§ Problem to work on: Begin with the first line of the material and copy each line word for word through the line that contains "import pandas as pd"; the pictures are left out.

§ Data shown:
------------
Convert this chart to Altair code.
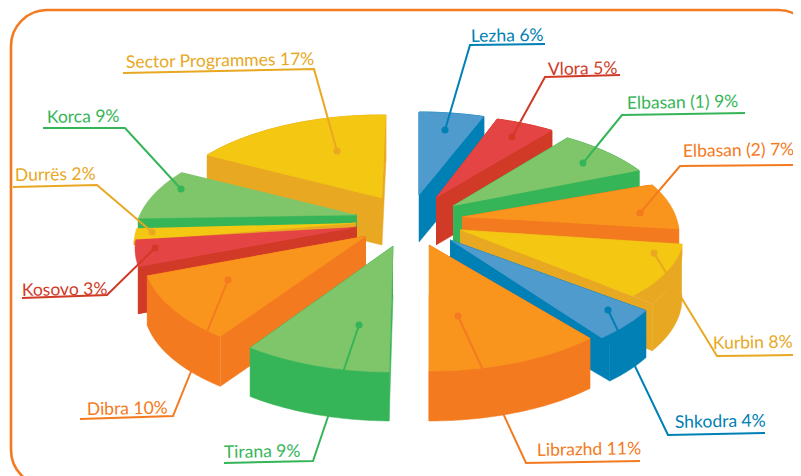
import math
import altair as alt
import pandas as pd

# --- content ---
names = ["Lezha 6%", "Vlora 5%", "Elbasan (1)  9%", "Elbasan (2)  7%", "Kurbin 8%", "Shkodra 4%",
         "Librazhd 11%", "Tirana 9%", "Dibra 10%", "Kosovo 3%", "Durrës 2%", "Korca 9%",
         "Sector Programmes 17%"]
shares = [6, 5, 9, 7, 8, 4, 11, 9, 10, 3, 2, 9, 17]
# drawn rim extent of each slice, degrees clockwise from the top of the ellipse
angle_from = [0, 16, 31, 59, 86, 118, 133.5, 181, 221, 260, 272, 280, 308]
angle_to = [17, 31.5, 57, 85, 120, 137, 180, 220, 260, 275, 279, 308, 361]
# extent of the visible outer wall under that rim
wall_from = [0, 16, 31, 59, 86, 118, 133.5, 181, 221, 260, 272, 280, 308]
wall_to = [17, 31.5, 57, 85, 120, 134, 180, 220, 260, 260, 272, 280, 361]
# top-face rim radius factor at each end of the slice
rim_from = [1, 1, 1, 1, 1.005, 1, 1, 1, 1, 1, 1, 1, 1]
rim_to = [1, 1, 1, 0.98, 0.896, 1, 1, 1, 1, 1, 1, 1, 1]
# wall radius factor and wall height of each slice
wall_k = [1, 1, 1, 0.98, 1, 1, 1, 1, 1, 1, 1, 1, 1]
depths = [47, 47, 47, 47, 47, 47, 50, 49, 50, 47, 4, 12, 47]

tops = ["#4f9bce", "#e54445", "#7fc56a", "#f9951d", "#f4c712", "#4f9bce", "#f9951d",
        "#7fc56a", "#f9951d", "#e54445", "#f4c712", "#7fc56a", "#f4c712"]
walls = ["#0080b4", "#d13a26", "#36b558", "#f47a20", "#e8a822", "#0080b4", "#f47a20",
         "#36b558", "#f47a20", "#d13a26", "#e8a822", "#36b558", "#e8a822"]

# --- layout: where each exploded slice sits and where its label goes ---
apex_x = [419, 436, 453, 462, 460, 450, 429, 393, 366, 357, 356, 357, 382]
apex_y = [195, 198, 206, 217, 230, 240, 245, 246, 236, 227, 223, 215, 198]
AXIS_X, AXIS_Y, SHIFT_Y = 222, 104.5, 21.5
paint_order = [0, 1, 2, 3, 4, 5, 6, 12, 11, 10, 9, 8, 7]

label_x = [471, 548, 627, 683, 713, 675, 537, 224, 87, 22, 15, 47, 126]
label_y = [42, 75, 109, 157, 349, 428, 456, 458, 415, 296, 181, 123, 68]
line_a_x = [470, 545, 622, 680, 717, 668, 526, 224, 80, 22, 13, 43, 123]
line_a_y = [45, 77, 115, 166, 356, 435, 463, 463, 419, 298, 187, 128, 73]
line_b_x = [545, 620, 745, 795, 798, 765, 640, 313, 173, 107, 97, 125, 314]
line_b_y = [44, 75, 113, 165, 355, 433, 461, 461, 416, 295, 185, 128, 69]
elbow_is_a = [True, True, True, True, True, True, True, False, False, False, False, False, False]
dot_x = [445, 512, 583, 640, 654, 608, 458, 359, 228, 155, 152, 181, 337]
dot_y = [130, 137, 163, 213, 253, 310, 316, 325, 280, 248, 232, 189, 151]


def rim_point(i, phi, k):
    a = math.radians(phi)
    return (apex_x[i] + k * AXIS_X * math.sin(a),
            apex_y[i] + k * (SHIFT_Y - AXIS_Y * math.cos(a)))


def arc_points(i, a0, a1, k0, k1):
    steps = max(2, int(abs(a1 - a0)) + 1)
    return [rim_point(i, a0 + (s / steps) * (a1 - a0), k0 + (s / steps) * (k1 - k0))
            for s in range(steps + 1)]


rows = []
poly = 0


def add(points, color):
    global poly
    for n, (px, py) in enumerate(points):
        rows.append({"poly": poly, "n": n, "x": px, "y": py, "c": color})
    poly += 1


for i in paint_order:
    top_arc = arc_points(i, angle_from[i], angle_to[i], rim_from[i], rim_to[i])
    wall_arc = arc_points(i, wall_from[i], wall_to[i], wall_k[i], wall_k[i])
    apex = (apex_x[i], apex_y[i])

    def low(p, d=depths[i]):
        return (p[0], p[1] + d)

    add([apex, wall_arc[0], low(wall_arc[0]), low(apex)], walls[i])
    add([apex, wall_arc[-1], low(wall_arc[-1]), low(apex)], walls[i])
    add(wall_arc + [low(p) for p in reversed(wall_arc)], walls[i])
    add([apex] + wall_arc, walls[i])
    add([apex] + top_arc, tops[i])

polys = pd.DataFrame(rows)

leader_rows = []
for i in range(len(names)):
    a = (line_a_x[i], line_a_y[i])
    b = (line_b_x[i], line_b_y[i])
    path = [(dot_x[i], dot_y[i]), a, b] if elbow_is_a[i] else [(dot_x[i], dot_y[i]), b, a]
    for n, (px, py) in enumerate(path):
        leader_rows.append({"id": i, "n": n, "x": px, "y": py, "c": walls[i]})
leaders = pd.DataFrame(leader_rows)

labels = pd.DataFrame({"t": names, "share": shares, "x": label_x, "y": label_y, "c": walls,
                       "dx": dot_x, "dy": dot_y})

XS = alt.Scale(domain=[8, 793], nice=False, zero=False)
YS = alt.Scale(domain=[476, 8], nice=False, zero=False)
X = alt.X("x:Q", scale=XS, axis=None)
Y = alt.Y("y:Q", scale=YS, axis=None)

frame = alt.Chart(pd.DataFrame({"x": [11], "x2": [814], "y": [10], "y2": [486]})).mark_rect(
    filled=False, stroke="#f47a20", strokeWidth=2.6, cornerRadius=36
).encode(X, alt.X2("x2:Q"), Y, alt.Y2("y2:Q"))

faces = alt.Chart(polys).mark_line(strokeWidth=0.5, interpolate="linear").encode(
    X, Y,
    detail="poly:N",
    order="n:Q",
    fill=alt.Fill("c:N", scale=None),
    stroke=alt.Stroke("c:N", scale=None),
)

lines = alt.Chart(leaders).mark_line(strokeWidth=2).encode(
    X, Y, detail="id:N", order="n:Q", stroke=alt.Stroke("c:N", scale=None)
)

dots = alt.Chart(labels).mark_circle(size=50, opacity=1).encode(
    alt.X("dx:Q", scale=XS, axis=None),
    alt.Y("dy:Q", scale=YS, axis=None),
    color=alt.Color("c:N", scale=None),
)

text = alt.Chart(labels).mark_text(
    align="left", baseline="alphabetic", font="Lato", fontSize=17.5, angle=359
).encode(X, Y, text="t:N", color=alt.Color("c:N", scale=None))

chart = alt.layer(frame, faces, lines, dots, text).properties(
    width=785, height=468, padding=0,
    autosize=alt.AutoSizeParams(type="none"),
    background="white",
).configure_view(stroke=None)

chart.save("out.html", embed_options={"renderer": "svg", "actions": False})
------------
§ The output:
Convert this chart to Altair code.
import math
import altair as alt
import pandas as pd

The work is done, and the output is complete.